The unusual zeal and speed with which the case was handled made it politically fraught: When Mr. da Silva was imprisoned in April 2018 to start serving a 12-year sentence for corruption and money laundering, he was the front-runner in the presidential race. The conviction paved the way for the election of the far-right candidate Jair Bolsonaro.
Months later, prosecutors cried foul over Mr. Bolsonaro’s protocol-breaking appointment of the new attorney general, who has traditionally been picked from a list put forward by the national association of federal prosecutors. This system was intended to prevent a president from picking a deferential top law enforcement official.
Mr. Bolsonaro instead picked his own man, a move that the prosecutors’ association called “the biggest democratic and institutional setback” for the office in 20 years. With the authority of law enforcement officials curbed, major graft cases in Brazil are stalled. Eike Batista, once one of the world’s top 10 richest men, was sentenced in July 2018 to 30 years in prison for paying millions in bribes, but he has yet to start serving time.
Former President Michel Temer remains free despite a flurry of criminal charges that have dogged him since 2017. They include an instance in which Mr. Temer was surreptitiously recorded condoning the payment of a bribe to keep a former political ally from detailing crimes to the authorities.
The backsliding in Brazil has been watched closely across the region, where politicians have largely prioritized self-preservation over anticorruption measures.
In Guatemala, President Jimmy Morales shut down a United Nations panel that had been helping the attorney general’s office build corruption cases. The decision came after Mr. Morales, who campaigned under the motto “neither corrupt nor a thief,” came under investigation for allegedly receiving illegal campaign contributions.

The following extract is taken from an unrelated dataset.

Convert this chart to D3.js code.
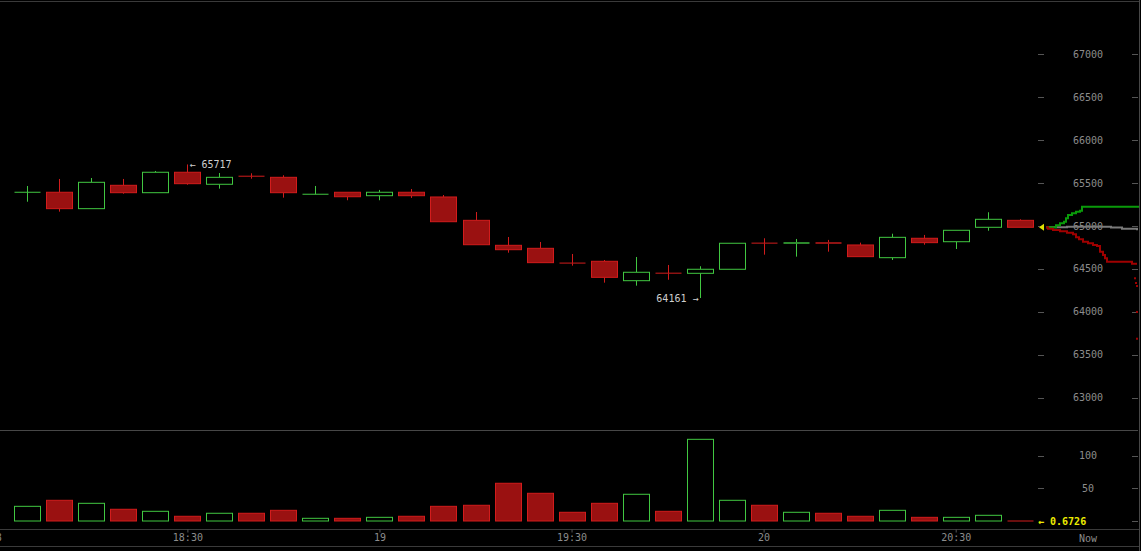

The government of Honduras, which had signed off on the establishment of a similar entity in 2016, declined to renew its mandate in 2019.
Those models enjoyed widespread public support in 2016, when the United States Justice Department announced that Odebrecht had agreed to pay a $3.5 billion penalty after confessing that it had set up a department to bribe politicians.
The company then extended an offer to the countries where it had paid bribes: In exchange for immunity from new prosecutions, it said, it would disclose the money paid and the contracts secured fraudulently.
Some countries — including Ecuador, Peru and the Dominican Republic — took Odebrecht up on its offer, and saw former presidents arrested as a result. But in Colombia and Argentina, a lack of political will has prevented investigations from advancing.
Vice President Marta Lucía Ramírez of Colombia called the failure to crack open the Odebrecht case deeply troubling.
“It has very serious consequences, and it’s seriously undermining people’s trust in institutions, political parties, Congress and the justice system,” she said. “That puts the future of democracy in jeopardy.”